Weiter ging es Richtung Finisher-Parcours. Es gab eine Routenvariante durchs Tal und eine Abkürzung über die Berge, für die ich aber keine Route vorbereitet hatte. Ich entschied mich trotzdem sie zu fahren. Ein schwerer Fehler. Denn ich verpasste so meinen letzten möglichen Versorgungsstopp und verfuhr mich, sodass ich die Nachteile der ursprünglichen Route und die der Abkürzung vereinte. Dafür konnte ich die Wolken etwas aufklaren sehen und ein Dutzend Hirsche (?) liefen vor mir in den Wald.

Die nächsten Antiege gingen trotzdem gut, das Essen vom Checkpoint hielt noch vor. Am Finisher Parcours sollte sich das jedoch ändern: Auf knapp 70km kamen nochmal 1200hm zusammen. Im Dunkeln konnte ich mich nichtmals an der schönen Landschaft erfreuen. Stattdessen rief ich den Tieren zu, dass sie mir nicht vors Rad laufen sollen und einige andere Dinge, die beim Nacherzählen eher komisch wirken würden.
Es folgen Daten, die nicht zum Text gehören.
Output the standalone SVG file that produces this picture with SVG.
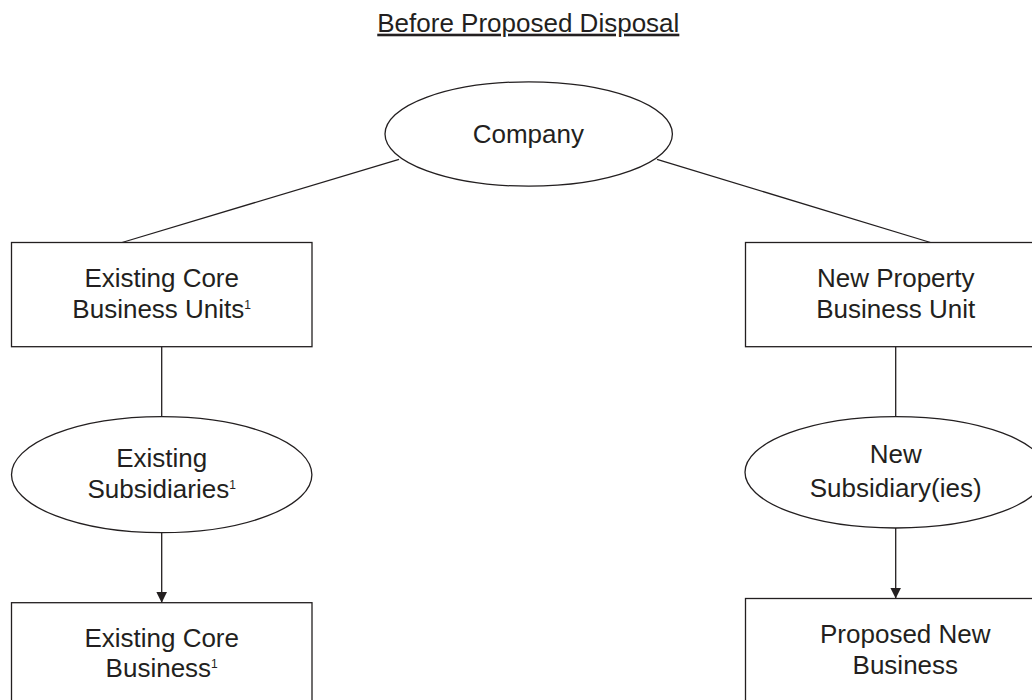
<svg xmlns="http://www.w3.org/2000/svg" width="1032" height="700" viewBox="0 0 1032 700">
  <style>
    .shape { fill: #ffffff; stroke: #231f20; stroke-width: 1.3; }
    .link { fill: none; stroke: #231f20; stroke-width: 1.3; }
    text { font-family: "Liberation Sans", Arial, Helvetica, sans-serif; font-size: 26px; fill: #231f20; text-anchor: middle; }
    .sup { font-size: 12px; }
  </style>
  <defs>
    <marker id="arrow" viewBox="0 0 10 10" refX="10" refY="5" markerWidth="11" markerHeight="11" markerUnits="userSpaceOnUse" orient="auto">
      <path d="M0,0 L10,5 L0,10 Z" fill="#231f20"/>
    </marker>
  </defs>
  <rect width="1032" height="700" fill="#ffffff"/>

  <text id="title" x="528.3" y="31.7" text-decoration="underline">Before Proposed Disposal</text>

  <g id="connectors">
    <line class="link" x1="399" y1="159.3" x2="122" y2="242.5"/>
    <line class="link" x1="657" y1="159.3" x2="930.5" y2="242.5"/>
    <line class="link" x1="161.7" y1="346.7" x2="161.7" y2="416.7"/>
    <line class="link" x1="161.7" y1="532.7" x2="161.7" y2="602.7" marker-end="url(#arrow)"/>
    <line class="link" x1="895.7" y1="346.7" x2="895.7" y2="416.7"/>
    <line class="link" x1="895.7" y1="528" x2="895.7" y2="598.5" marker-end="url(#arrow)"/>
  </g>

  <g id="company">
    <ellipse class="shape" cx="528.7" cy="134" rx="143.7" ry="52.2"/>
    <text x="528.3" y="143">Company</text>
  </g>

  <g id="existing-core-units">
    <rect class="shape" x="11.5" y="242.5" width="300.5" height="104.2"/>
    <text x="161.7" y="287.3">Existing Core</text>
    <text x="161.7" y="318.3">Business Units<tspan class="sup" dy="-9">1</tspan></text>
  </g>

  <g id="existing-subsidiaries">
    <ellipse class="shape" cx="161.7" cy="474.7" rx="150.2" ry="58"/>
    <text x="161.7" y="467.3">Existing</text>
    <text x="161.7" y="498.3">Subsidiaries<tspan class="sup" dy="-9">1</tspan></text>
  </g>

  <g id="existing-core-business">
    <rect class="shape" x="11.5" y="602.7" width="300.5" height="120"/>
    <text x="161.7" y="646.7">Existing Core</text>
    <text x="161.7" y="677.3">Business<tspan class="sup" dy="-9">1</tspan></text>
  </g>

  <g id="new-property-unit">
    <rect class="shape" x="745.5" y="242.5" width="300.5" height="104.2"/>
    <text x="895.7" y="287.3">New Property</text>
    <text x="895.7" y="318.3">Business Unit</text>
  </g>

  <g id="new-subsidiaries">
    <ellipse class="shape" cx="895.7" cy="472.3" rx="150.7" ry="55.7"/>
    <text x="895.7" y="463.3">New</text>
    <text x="895.7" y="496.7">Subsidiary(ies)</text>
  </g>

  <g id="proposed-new-business">
    <rect class="shape" x="745.5" y="598.5" width="320" height="120"/>
    <text x="905.3" y="642.7">Proposed New</text>
    <text x="905.3" y="674.3">Business</text>
  </g>
</svg>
Ich hatte jetzt keinen guten Fahr-Modus mehr. Langsam taten mir immernoch die gleichen Körperteile weh und schnell war es auch nicht besser. Irgendwie quälte ich mich dahin. Auf dem Tracker sah ich, dass einer der 4 Fahrer vor mir Probleme hatte und lange stehen blieb. Der Arme. Dann ging es bei ihm weiter. Dann wieder Pause. Naja, immerhin liegt er nicht im Graben. Ich überholte ihn als er sein Rad schob, ca 1h vor dem Ziel. Das war nicht gerade das Renn-Feeling, dass ich mir fürs Ende erhofft hatte.

Platz 19 nehme ich trotzdem. 4 Tage 20 Stunden 47 Minuten. Für 1589km und 23951hm bei -2 bis über 20°C, Sonne, Regen und sonstigem Hardship.

Tausend Dank an Piko für den warmen Empfang um 1 Uhr nachts mit Suppe, netten Worten und Interesse an meinen Erlebnissen. Das ist bei 150 Teilnehmenden (ca 40% DNF) absolut nicht selbstverständlich.